__BRIEF__.
Print nothing but the lines from the start of the listing below through the line that contains "ax.set_ylim(0, 4.5)". Do not include the pictures.

____ PROVIDED DATA

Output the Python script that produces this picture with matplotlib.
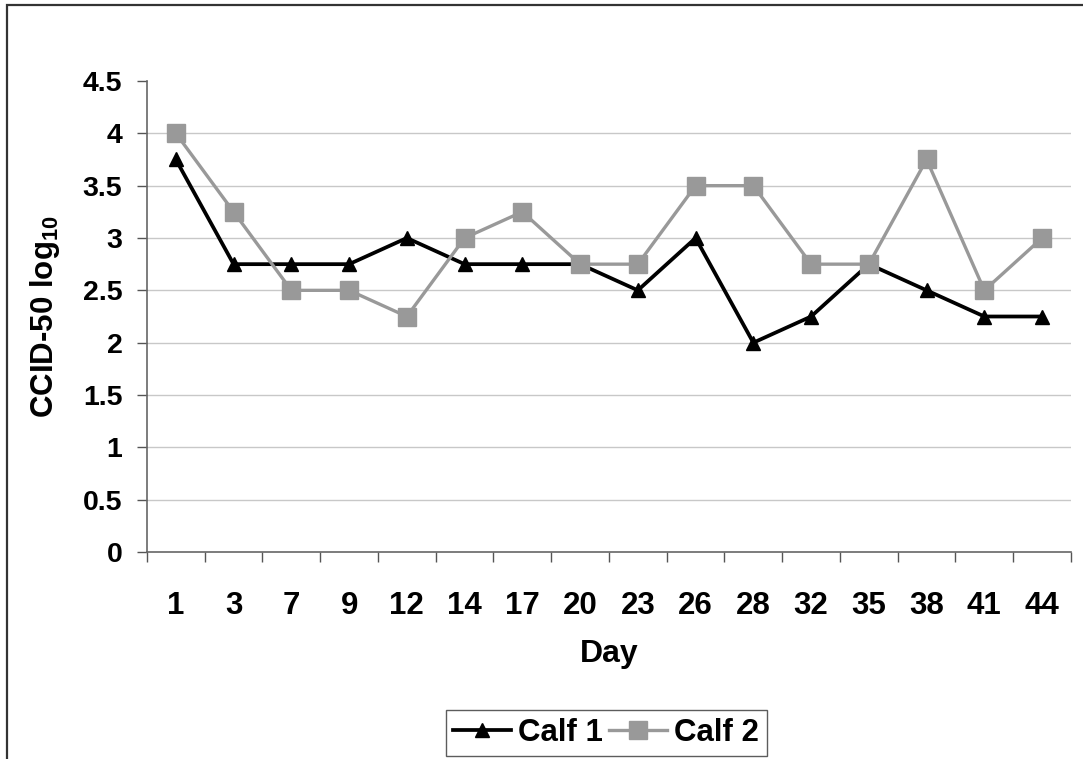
import matplotlib.pyplot as plt
from matplotlib.patches import Rectangle

plt.rcParams['font.family'] = ['Liberation Sans', 'DejaVu Sans']
plt.rcParams['font.weight'] = 'bold'
plt.rcParams['mathtext.fontset'] = 'custom'
plt.rcParams['mathtext.bf'] = 'Liberation Sans:bold'
plt.rcParams['mathtext.rm'] = 'Liberation Sans:bold'

# sampling days and virus titres for each calf
days = ['1', '3', '7', '9', '12', '14', '17', '20', '23', '26', '28', '32', '35', '38', '41', '44']
calf1 = [3.75, 2.75, 2.75, 2.75, 3.0, 2.75, 2.75, 2.75, 2.5, 3.0, 2.0, 2.25, 2.75, 2.5, 2.25, 2.25]
calf2 = [4.0, 3.25, 2.5, 2.5, 2.25, 3.0, 3.25, 2.75, 2.75, 3.5, 3.5, 2.75, 2.75, 3.75, 2.5, 3.0]
yticks = [0, 0.5, 1, 1.5, 2, 2.5, 3, 3.5, 4, 4.5]
ytick_labels = ['0', '0.5', '1', '1.5', '2', '2.5', '3', '3.5', '4', '4.5']

fig = plt.figure(figsize=(10.83, 7.59), dpi=100)
ax = fig.add_axes([0.1357, 0.2727, 0.8532, 0.6206])

# chart frame (only left and top edges fall inside the image)
fig.patches.append(Rectangle((6.5 / 1083, -0.2), 1.2, 1.2 - 4.5 / 759,
                             transform=fig.transFigure, fill=False,
                             edgecolor='#333333', linewidth=1.6, zorder=0))

x = list(range(len(days)))
ax.plot(x, calf1, color='black', linewidth=2.7, marker='^', markersize=10,
        label='Calf 1', zorder=3)
ax.plot(x, calf2, color='#999999', linewidth=2.4, marker='s', markersize=12.5,
        label='Calf 2', zorder=4)

ax.set_xlim(-0.5, len(days) - 0.5)
ax.set_ylim(0, 4.5)

for v in yticks[1:-1]:
    ax.axhline(v, color='#c8c8c8', linewidth=1, zorder=1)

ax.set_yticks(yticks)
ax.set_yticklabels(ytick_labels)
ax.set_xticks(x)
ax.set_xticklabels(days)
ax.set_xticks([i - 0.5 for i in range(len(days) + 1)], minor=True)
ax.tick_params(axis='x', which='major', length=0, pad=28, labelsize=22.5)
ax.tick_params(axis='x', which='minor', length=7.2, width=1, color='#555555')
ax.tick_params(axis='y', length=7.2, width=1, color='#555555', pad=10.5, labelsize=20.5)

for side in ['top', 'right']:
    ax.spines[side].set_visible(False)
for side in ['left', 'bottom']:
    ax.spines[side].set_color('#666666')
    ax.spines[side].set_linewidth(1.2)

ax.set_xlabel('Day', fontsize=23, fontweight='bold', labelpad=13)
ax.set_ylabel(r'CCID-50 log$_\mathbf{10}$', fontsize=22.5, fontweight='bold', labelpad=15)

leg = fig.legend(loc='upper center', bbox_to_anchor=(606 / 1083, 1 - 710 / 759),
                 ncol=2, frameon=True, fancybox=False, fontsize=22.5,
                 handlelength=1.85, handletextpad=0.22, columnspacing=0.2,
                 borderpad=0.25, borderaxespad=0)
leg.get_frame().set_edgecolor('#333333')
leg.get_frame().set_linewidth(1)

fig.savefig('out.png', dpi=100)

________

__TASK RESULT__.
Output the Python script that produces this picture with matplotlib.
import matplotlib.pyplot as plt
from matplotlib.patches import Rectangle

plt.rcParams['font.family'] = ['Liberation Sans', 'DejaVu Sans']
plt.rcParams['font.weight'] = 'bold'
plt.rcParams['mathtext.fontset'] = 'custom'
plt.rcParams['mathtext.bf'] = 'Liberation Sans:bold'
plt.rcParams['mathtext.rm'] = 'Liberation Sans:bold'

# sampling days and virus titres for each calf
days = ['1', '3', '7', '9', '12', '14', '17', '20', '23', '26', '28', '32', '35', '38', '41', '44']
calf1 = [3.75, 2.75, 2.75, 2.75, 3.0, 2.75, 2.75, 2.75, 2.5, 3.0, 2.0, 2.25, 2.75, 2.5, 2.25, 2.25]
calf2 = [4.0, 3.25, 2.5, 2.5, 2.25, 3.0, 3.25, 2.75, 2.75, 3.5, 3.5, 2.75, 2.75, 3.75, 2.5, 3.0]
yticks = [0, 0.5, 1, 1.5, 2, 2.5, 3, 3.5, 4, 4.5]
ytick_labels = ['0', '0.5', '1', '1.5', '2', '2.5', '3', '3.5', '4', '4.5']

fig = plt.figure(figsize=(10.83, 7.59), dpi=100)
ax = fig.add_axes([0.1357, 0.2727, 0.8532, 0.6206])

# chart frame (only left and top edges fall inside the image)
fig.patches.append(Rectangle((6.5 / 1083, -0.2), 1.2, 1.2 - 4.5 / 759,
                             transform=fig.transFigure, fill=False,
                             edgecolor='#333333', linewidth=1.6, zorder=0))

x = list(range(len(days)))
ax.plot(x, calf1, color='black', linewidth=2.7, marker='^', markersize=10,
        label='Calf 1', zorder=3)
ax.plot(x, calf2, color='#999999', linewidth=2.4, marker='s', markersize=12.5,
        label='Calf 2', zorder=4)

ax.set_xlim(-0.5, len(days) - 0.5)
ax.set_ylim(0, 4.5)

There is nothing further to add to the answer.